On other issues, we were proud last year to run a campaign with local councillor David Hinchliffe in a bid to clean up the Valley’s “grot spots”.
And over recent months, we have run an active campaign to try to get some recalcitrant Valley landowners to clean up their acts and make their buildings cleaner and safe – and with a look befitting the Valley heart. Can’t claim much success there to date, I’m afraid. Another ongoing campaign is this newspaper’s attempts to try to get our civic leaders to make amends for developer Mirvac’s decision to privatise a section of the Brisbane River so it could charge more for the units in their Pier South complex.
The “Give Us Back our River” campaign began in late 2008 and we can proudly boast a major victory in this campaign – we’re on pretty safe ground when we say that Mirvac Waterfront has not, and never will, advertise with us! What’s more, we’ll resurrect the campaign in earnest in our next issue on 14 September, so as they say in the trade “watch this spaced!”.
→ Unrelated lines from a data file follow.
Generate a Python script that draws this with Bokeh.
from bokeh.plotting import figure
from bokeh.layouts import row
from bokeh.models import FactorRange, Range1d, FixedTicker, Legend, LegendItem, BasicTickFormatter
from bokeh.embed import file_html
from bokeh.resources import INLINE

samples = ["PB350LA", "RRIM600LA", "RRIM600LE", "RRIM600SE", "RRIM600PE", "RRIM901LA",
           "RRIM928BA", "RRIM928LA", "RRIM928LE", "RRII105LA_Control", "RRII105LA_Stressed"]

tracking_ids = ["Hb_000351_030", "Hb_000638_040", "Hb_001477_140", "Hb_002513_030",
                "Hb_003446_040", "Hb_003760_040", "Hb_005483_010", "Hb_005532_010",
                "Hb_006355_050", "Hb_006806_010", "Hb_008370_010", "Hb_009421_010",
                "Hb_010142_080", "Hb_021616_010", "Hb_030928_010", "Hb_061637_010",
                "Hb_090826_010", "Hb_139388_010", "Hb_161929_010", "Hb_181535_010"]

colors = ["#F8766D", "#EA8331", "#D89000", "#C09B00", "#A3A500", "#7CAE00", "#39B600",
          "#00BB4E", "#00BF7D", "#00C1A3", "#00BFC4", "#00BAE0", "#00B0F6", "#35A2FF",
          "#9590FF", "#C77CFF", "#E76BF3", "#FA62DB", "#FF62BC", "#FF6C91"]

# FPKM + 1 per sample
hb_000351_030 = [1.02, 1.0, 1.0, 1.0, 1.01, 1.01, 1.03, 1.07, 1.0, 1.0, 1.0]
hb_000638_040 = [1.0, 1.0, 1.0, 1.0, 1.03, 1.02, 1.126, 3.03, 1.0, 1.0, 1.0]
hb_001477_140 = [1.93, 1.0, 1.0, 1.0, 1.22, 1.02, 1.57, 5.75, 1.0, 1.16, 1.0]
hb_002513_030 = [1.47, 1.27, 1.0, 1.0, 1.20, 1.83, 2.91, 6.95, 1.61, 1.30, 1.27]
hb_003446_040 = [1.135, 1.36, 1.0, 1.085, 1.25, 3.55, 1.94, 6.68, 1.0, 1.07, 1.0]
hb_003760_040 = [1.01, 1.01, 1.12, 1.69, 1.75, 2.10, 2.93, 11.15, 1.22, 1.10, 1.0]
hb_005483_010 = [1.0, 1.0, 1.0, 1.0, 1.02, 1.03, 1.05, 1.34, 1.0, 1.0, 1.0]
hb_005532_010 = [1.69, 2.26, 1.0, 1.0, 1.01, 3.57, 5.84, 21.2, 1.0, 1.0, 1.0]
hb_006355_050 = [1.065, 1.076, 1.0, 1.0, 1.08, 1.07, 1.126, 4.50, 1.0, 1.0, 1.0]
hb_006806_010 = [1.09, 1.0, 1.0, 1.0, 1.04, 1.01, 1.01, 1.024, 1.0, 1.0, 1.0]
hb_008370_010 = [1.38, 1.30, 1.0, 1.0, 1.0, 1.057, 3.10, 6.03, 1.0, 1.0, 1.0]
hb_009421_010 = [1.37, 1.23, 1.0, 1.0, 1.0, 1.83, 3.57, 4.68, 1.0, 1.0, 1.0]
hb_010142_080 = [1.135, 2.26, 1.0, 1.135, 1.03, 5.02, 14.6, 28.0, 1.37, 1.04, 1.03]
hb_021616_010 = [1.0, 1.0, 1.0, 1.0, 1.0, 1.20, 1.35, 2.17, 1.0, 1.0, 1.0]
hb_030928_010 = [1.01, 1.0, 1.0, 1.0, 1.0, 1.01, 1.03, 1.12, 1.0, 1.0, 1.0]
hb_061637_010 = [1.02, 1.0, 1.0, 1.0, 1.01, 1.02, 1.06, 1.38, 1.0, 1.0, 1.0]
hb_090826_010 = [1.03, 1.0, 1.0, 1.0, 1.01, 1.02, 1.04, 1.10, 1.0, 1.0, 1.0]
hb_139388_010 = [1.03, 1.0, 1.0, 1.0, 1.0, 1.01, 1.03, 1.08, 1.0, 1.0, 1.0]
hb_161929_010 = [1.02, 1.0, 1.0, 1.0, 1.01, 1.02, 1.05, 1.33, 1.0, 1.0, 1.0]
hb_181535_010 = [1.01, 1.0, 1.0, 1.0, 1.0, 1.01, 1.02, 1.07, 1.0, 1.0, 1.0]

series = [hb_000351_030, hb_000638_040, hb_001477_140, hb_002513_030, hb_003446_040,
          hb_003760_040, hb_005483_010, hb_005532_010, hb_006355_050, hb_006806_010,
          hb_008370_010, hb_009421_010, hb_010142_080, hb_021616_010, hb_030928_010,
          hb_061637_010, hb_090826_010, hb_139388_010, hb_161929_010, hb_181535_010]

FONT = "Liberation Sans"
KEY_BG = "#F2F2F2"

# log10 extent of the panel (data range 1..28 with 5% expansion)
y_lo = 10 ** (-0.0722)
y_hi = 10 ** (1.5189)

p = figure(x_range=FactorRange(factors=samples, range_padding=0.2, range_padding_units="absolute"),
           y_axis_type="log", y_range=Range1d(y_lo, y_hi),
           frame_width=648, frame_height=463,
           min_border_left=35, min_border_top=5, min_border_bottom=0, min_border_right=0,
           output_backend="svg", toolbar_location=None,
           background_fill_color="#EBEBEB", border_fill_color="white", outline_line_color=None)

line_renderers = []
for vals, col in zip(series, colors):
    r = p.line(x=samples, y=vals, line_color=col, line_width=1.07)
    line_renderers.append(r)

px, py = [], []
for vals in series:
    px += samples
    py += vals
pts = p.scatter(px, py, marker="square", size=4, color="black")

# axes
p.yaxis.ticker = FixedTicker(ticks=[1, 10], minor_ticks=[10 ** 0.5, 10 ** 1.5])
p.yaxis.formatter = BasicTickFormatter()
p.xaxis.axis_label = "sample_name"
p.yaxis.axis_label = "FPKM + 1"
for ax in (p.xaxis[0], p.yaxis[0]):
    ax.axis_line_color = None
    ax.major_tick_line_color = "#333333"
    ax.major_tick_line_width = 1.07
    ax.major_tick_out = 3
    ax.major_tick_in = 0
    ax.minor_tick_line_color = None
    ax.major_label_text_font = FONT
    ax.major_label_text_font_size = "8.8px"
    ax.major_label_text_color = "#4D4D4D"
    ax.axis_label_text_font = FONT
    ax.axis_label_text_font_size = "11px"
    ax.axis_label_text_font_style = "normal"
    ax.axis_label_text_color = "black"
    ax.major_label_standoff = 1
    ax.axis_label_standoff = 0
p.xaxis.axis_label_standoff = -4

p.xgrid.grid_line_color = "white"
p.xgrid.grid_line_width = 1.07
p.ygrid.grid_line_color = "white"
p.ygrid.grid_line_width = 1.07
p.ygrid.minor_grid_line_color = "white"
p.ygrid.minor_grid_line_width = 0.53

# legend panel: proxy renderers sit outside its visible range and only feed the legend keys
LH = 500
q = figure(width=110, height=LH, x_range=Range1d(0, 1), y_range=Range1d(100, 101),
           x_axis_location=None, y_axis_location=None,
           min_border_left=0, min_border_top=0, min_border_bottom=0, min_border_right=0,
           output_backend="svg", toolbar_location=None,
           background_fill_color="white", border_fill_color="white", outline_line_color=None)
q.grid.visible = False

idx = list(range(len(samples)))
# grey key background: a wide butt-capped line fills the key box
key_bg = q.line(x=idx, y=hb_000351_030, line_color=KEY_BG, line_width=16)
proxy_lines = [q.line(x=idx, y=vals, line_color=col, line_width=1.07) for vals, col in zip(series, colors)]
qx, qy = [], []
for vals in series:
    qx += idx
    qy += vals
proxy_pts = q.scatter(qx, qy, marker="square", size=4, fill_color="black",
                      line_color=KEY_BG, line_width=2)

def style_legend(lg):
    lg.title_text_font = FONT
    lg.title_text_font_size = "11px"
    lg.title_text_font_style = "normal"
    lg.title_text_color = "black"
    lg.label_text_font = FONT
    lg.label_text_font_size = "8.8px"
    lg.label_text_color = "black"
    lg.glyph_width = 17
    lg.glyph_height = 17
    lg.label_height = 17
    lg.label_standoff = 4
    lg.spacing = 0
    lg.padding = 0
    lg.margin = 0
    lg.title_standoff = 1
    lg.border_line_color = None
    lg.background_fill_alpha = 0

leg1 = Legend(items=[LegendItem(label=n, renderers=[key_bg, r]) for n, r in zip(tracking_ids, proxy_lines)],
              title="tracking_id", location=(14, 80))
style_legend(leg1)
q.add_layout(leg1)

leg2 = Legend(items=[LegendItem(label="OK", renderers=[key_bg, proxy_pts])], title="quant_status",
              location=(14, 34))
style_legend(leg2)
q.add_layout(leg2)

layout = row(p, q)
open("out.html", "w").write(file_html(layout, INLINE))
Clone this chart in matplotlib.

Finally, we’re proud of our slogan of “putting our local community first”. We’re proud to have won two Community Action Network awards for our work in the local community. And in each and every issue of The Independent, we proudly run free advertisements for worthy local organisations that could do with that publicity – and this milestone issue is no exception.
And I also want to place on record my heartfelt thanks to a small but very loyal band of advertisers who have stuck with us for so, so long and made it possible for us to hit the streets.
So, there you have it. Ten years on, and a heart-on-sleeve admission that I’m not at all sure we’ve really made any positive difference at all. Maybe we’ll do better in the next 10?